***** SUPPLIED MATERIAL

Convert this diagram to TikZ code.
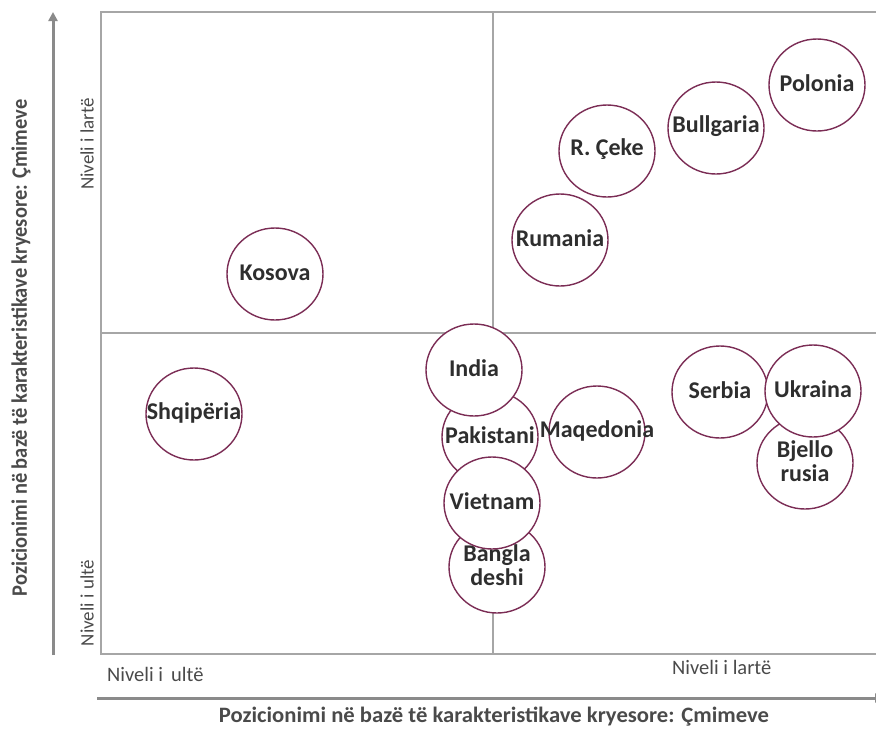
\documentclass[tikz,border=0pt]{standalone}
\usepackage{fontspec}
\setmainfont{Carlito}
\usetikzlibrary{shapes.geometric,arrows.meta}
\definecolor{circ}{HTML}{7B2D55}
\definecolor{txt}{HTML}{2E2E2E}
\definecolor{frm}{HTML}{A6A6A6}
\definecolor{axc}{HTML}{8A8A8A}
\definecolor{lab}{HTML}{4A4A4A}
\begin{document}
\begin{tikzpicture}[x=1pt,y=-1pt,
  ctext/.style={font=\fontsize{24}{24}\selectfont\bfseries, text=txt, align=center, inner sep=0pt, yshift=1.5pt},
  ctry/.style={ellipse, draw=circ, fill=white, line width=1.4pt,
    minimum width=96pt, minimum height=92pt, inner sep=0pt,
    label={[ctext]center:#1}},
  frame/.style={draw=frm, line width=1.5pt},
  axis/.style={draw=axc, line width=3pt, -{Triangle[length=9pt,width=9pt]}},
  small/.style={font=\fontsize{19}{22}\selectfont, text=lab, inner sep=0pt},
  title/.style={font=\fontsize{22}{24}\selectfont\bfseries, text=lab, inner sep=0pt}
]
\useasboundingbox (0,0) rectangle (876,729);
% frame and quadrants
\draw[frame] (900,12) -- (101,12) -- (101,654) -- (900,654);
\draw[frame] (493,12) -- (493,654);
\draw[frame] (101,333) -- (900,333);
% axes
\coordinate (ys) at (53,655);
\coordinate (ye) at (53,12);
\coordinate (xs) at (97,698);
\coordinate (xe) at (884,698);
\draw[axis] (ys) -- (ye);
\draw[axis] (xs) -- (xe);
% axis labels
\node[small, rotate=90] (yhi) at (87,144) {Niveli i lartë};
\node[small, rotate=90] (ylo) at (87,603) {Niveli i ultë};
\node[font=\fontsize{20.5}{22}\selectfont, text=lab, inner sep=0pt, anchor=west] (xlo) at (107,674) {Niveli i\, ultë};
\node[font=\fontsize{20.5}{22}\selectfont, text=lab, inner sep=0pt, anchor=west] (xhi) at (672,667) {Niveli i lartë};
\node[title] (xt) at (494,717) {\scalebox{1.03}[1]{Pozicionimi në bazë të karakteristikave kryesore: Çmimeve}};
\node[title, rotate=90] (yt) at (21,348) {\scalebox{0.93}[1]{Pozicionimi në bazë të karakteristikave kryesore: Çmimeve}};
% countries
\node[ctry=Polonia] (pol) at (817,85) {};
\node[ctry=Bullgaria] (bul) at (716,128) {};
\node[ctry={R. Çeke}] (cek) at (607,151) {};
\node[ctry=Rumania] (rum) at (560,240) {};
\node[ctry=Kosova] (kos) at (275,274) {};
\node[ctry=Shqipëria] (shq) at (194,414) {};
\node[ctry=Pakistani] (pak) at (490,437) {};
\node[ctry={Bangla\\deshi}] (ban) at (497,567) {};
\node[ctry=India] (ind) at (474,370) {};
\node[ctry=Vietnam] (vie) at (492,503) {};
\node[ctry=Maqedonia] (maq) at (597,432) {};
\node[ctry={Bjello\\rusia}] (bje) at (805,463) {};
\node[ctry=Serbia] (ser) at (720,392) {};
\node[ctry=Ukraina] (ukr) at (813,391) {};
\end{tikzpicture}
\end{document}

**********

**YOUR INSTRUCTIONS**.
Reproduce each line word for word and drop the pictures.

**WORKED SOLUTION**.
Convert this diagram to TikZ code.
\documentclass[tikz,border=0pt]{standalone}
\usepackage{fontspec}
\setmainfont{Carlito}
\usetikzlibrary{shapes.geometric,arrows.meta}
\definecolor{circ}{HTML}{7B2D55}
\definecolor{txt}{HTML}{2E2E2E}
\definecolor{frm}{HTML}{A6A6A6}
\definecolor{axc}{HTML}{8A8A8A}
\definecolor{lab}{HTML}{4A4A4A}
\begin{document}
\begin{tikzpicture}[x=1pt,y=-1pt,
  ctext/.style={font=\fontsize{24}{24}\selectfont\bfseries, text=txt, align=center, inner sep=0pt, yshift=1.5pt},
  ctry/.style={ellipse, draw=circ, fill=white, line width=1.4pt,
    minimum width=96pt, minimum height=92pt, inner sep=0pt,
    label={[ctext]center:#1}},
  frame/.style={draw=frm, line width=1.5pt},
  axis/.style={draw=axc, line width=3pt, -{Triangle[length=9pt,width=9pt]}},
  small/.style={font=\fontsize{19}{22}\selectfont, text=lab, inner sep=0pt},
  title/.style={font=\fontsize{22}{24}\selectfont\bfseries, text=lab, inner sep=0pt}
]
\useasboundingbox (0,0) rectangle (876,729);
% frame and quadrants
\draw[frame] (900,12) -- (101,12) -- (101,654) -- (900,654);
\draw[frame] (493,12) -- (493,654);
\draw[frame] (101,333) -- (900,333);
% axes
\coordinate (ys) at (53,655);
\coordinate (ye) at (53,12);
\coordinate (xs) at (97,698);
\coordinate (xe) at (884,698);
\draw[axis] (ys) -- (ye);
\draw[axis] (xs) -- (xe);
% axis labels
\node[small, rotate=90] (yhi) at (87,144) {Niveli i lartë};
\node[small, rotate=90] (ylo) at (87,603) {Niveli i ultë};
\node[font=\fontsize{20.5}{22}\selectfont, text=lab, inner sep=0pt, anchor=west] (xlo) at (107,674) {Niveli i\, ultë};
\node[font=\fontsize{20.5}{22}\selectfont, text=lab, inner sep=0pt, anchor=west] (xhi) at (672,667) {Niveli i lartë};
\node[title] (xt) at (494,717) {\scalebox{1.03}[1]{Pozicionimi në bazë të karakteristikave kryesore: Çmimeve}};
\node[title, rotate=90] (yt) at (21,348) {\scalebox{0.93}[1]{Pozicionimi në bazë të karakteristikave kryesore: Çmimeve}};
% countries
\node[ctry=Polonia] (pol) at (817,85) {};
\node[ctry=Bullgaria] (bul) at (716,128) {};
\node[ctry={R. Çeke}] (cek) at (607,151) {};
\node[ctry=Rumania] (rum) at (560,240) {};
\node[ctry=Kosova] (kos) at (275,274) {};
\node[ctry=Shqipëria] (shq) at (194,414) {};
\node[ctry=Pakistani] (pak) at (490,437) {};
\node[ctry={Bangla\\deshi}] (ban) at (497,567) {};
\node[ctry=India] (ind) at (474,370) {};
\node[ctry=Vietnam] (vie) at (492,503) {};
\node[ctry=Maqedonia] (maq) at (597,432) {};
\node[ctry={Bjello\\rusia}] (bje) at (805,463) {};
\node[ctry=Serbia] (ser) at (720,392) {};
\node[ctry=Ukraina] (ukr) at (813,391) {};
\end{tikzpicture}
\end{document}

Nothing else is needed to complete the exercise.